Especular sobre a realidade pós-covid-19 nesta altura, enquanto ainda vivemos de forma intensa o choque provocado pela doença, é comparável a analisar uma peça de teatro antes de terminar sequer o primeiro ato. O coronavírus apresenta-se como o maior desafio global desde a Segunda Guerra Mundial e crises desta dimensão tendem a deixar marcas profundas, rompendo equilíbrios há muito estabelecidos e lançando as bases para novas eras.
Os custos enormes do confinamento e das restrições à atividade económica forçaram governos e outras autoridades a intervir de modo decisivo, através de políticas de ação social, subsídios e injeções de capital. No Ocidente, e não só, as últimas décadas tinham sido de uma postura neoliberal caracterizada por um setor público discreto, cabendo ao mercado o papel de principal dinamizador. A pandemia veio alterar este status quo em apenas algumas semanas e não se antevê que as circunstâncias voltem a ser como antes.

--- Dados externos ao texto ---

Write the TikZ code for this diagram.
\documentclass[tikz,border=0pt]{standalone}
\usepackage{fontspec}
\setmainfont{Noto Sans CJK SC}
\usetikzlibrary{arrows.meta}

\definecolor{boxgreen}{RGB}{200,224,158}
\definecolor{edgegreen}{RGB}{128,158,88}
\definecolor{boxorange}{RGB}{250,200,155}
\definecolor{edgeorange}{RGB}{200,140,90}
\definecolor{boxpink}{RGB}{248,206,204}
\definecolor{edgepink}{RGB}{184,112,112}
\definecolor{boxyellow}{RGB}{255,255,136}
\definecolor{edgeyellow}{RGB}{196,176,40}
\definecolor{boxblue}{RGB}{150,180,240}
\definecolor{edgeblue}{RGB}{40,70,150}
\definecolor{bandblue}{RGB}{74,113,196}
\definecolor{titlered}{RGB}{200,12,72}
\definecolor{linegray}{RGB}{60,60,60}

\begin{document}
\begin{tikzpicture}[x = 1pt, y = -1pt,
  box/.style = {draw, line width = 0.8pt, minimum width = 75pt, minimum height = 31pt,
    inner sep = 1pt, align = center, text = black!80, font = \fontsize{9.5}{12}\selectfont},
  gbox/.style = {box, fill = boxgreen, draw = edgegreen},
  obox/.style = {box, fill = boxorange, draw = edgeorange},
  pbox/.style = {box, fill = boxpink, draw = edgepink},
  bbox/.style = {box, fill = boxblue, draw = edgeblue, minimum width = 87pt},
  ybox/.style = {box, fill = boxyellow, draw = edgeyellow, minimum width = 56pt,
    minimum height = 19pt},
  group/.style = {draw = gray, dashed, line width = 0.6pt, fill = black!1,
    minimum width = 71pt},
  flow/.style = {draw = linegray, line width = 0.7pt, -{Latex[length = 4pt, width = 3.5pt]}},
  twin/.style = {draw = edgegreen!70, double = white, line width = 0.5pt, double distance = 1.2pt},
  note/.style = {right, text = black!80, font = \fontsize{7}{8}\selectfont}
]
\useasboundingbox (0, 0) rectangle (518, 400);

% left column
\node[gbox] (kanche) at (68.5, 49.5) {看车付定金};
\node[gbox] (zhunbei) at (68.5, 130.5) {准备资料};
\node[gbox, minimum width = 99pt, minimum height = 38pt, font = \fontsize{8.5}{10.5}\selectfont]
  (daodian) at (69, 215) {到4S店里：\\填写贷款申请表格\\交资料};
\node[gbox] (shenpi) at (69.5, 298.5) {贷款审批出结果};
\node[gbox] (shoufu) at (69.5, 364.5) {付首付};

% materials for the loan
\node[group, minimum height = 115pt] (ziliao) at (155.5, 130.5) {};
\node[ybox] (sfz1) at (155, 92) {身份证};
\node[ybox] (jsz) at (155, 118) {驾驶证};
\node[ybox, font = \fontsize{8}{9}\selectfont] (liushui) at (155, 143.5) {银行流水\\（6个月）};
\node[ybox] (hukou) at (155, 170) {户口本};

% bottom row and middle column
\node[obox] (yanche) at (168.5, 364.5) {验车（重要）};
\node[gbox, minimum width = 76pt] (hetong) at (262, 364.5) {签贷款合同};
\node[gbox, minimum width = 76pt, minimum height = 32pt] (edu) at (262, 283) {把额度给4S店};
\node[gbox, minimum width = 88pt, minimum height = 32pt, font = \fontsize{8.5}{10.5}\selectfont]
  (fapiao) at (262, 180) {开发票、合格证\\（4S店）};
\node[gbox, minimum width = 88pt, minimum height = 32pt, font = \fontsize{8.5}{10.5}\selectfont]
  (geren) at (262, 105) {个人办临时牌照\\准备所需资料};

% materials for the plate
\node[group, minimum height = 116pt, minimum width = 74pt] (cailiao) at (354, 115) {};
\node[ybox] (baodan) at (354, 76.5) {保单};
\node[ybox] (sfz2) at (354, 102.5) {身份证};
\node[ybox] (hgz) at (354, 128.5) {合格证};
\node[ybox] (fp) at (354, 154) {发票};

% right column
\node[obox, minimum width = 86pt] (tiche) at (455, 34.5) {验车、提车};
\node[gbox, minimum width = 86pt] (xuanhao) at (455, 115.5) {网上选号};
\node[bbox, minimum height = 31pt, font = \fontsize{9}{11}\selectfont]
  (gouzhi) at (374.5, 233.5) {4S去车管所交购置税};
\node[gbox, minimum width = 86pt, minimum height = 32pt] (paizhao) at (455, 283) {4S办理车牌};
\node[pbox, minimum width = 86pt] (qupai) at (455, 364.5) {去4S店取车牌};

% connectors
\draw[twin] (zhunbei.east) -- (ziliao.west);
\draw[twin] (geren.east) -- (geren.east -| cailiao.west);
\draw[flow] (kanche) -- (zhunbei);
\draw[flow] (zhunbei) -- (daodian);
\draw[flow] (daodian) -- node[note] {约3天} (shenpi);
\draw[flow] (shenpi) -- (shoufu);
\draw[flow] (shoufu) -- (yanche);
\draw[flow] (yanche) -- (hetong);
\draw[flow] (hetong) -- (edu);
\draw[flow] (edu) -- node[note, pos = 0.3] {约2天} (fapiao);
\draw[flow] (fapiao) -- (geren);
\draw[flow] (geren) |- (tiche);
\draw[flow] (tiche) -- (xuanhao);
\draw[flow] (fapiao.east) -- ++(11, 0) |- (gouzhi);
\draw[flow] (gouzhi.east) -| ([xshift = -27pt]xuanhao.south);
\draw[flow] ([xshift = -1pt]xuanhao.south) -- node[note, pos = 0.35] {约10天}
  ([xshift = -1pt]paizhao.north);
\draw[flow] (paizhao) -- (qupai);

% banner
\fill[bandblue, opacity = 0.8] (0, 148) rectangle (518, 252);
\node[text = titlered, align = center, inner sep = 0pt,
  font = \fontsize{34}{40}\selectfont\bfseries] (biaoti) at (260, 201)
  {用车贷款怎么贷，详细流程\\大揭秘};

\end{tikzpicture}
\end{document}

Assim, creio que uma das principais diferenças entre o mundo pré e pós coronavírus, residirá no renascer da importância do Estado, o que tem implicações ao nível da fiscalidade e do investimento público, entre outras. Também o conceito ocidental de liberdade individual poderá vir a ser testado. Neste sentido, é interessante constatar que sociedades inteiras se resignaram ao isolamento social, disponibilizando-se a aceitar que todos os seus passos sejam controlados através de apps desenvolvidas para rastrear o dia-a-dia. Ora, este ‘génio’, uma vez libertado, não será fácil de voltar a meter dentro da lâmpada. O verdadeiro impacto político e cultural destas dinâmicas permanece uma incógnita, mas prevejo alterações nas expectativas e hábitos de vida de milhões de pessoas, dentro de um contexto de recessão económica prolongada.
Como dizia, ainda estamos no primeiro ato deste drama, porém, só em pouco mais de um mês, já vemos sinais de mudança. Se, por um lado, a economia global entrou em depressão, o consumo de petróleo diminuiu de forma abrupta e o turismo está em coma profundo; por outro, as compras online com entrega ao domicílio dispararam, tal como o número de assinantes de serviços de streaming, e o teletrabalho tornou-se rotina.
A título exemplificativo, empresas com uma situação financeira sólida, vistas como porta estandartes das respetivas indústrias, registam enormes perdas em bolsa, devido ao pessimismo dos mercados quanto à sua futura viabilidade – a Carnival, maior operadora de cruzeiros do mundo, viu a sua cotação bolsista cair mais de 75% e a Exxon Mobil, líder no setor do petróleo, vale hoje praticamente o mesmo que a Netflix, que, inversamente, já valorizou mais de 30%, assim como a Amazon, gigante do comércio online e a maior cotada à escala global, que cresceu mais de 25%. Tudo desde janeiro.
Neste novo paradigma, os vencedores não serão necessariamente os mais fortes, mas os que melhor se adaptarem. É provável que os próximos anos sejam de crescimento para os setores da tecnologia, energias renováveis, entregas ao domicílio e entretenimento. Já para as viagens e turismo, petrolíferas e banca avizinha-se uma fase complicada. No entanto, a trama ainda tem muito para deslindar até ao cair do pano.